En el hotel, también aprendí a conocer que a los gomeros, no hay que andarles con mucho rodeo a la hora de hablar con ellos. Si quieres que te hagan una cosa, simplemente pídelo con cortesía y ve directamente al grano. Lo de andar dando rodeos y adornando la frase para conseguir una mejor comprensión de lo que deseas exponer, es pura y llanamente, un auténtica pérdida de tiempo. El gomero es mucho más sencillo que todo eso y a las cosas las llama por su nombre. Lo que viene siendo: “al pan, pan y al vino, vino

Las siguientes veces que tuve contacto con la isla fue junto a amigos, disfrutábamos del magnífico y espectáculo visual que supone el “Valle de Gran Rey”, con su dos montañas guardianas: Teguerguenche y La Mérica.

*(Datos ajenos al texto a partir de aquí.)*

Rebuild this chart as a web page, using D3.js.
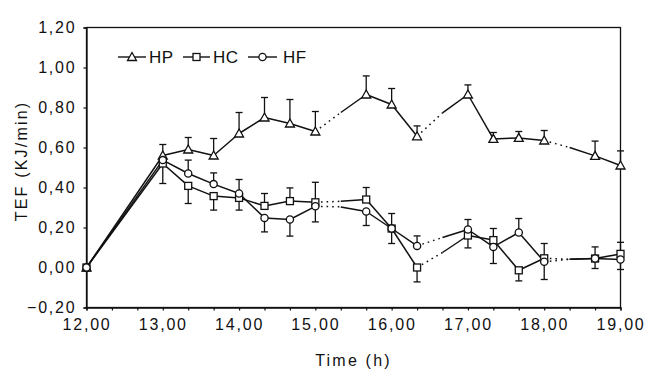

Dos impresionantes castillos que le dan forma al Valle. De hecho la isla entera se completa con infinidad de lomas, degolladas, valles y barrancos. Todo ello le confiere una orografía que permite entender perfectamente esa forma de comunicarse a través del lenguaje silbado (Patrimonio Cultural Inmaterial de La Humanidad -UNESCO-). También he vuelto, con mi esposa, al hotel en el que estuve poco tiempo, pero en que hice buenos amigos. Y cada vez que tengo oportunidad vuelvo, tirando de recuerdos maravillosos, como en esta ocasión.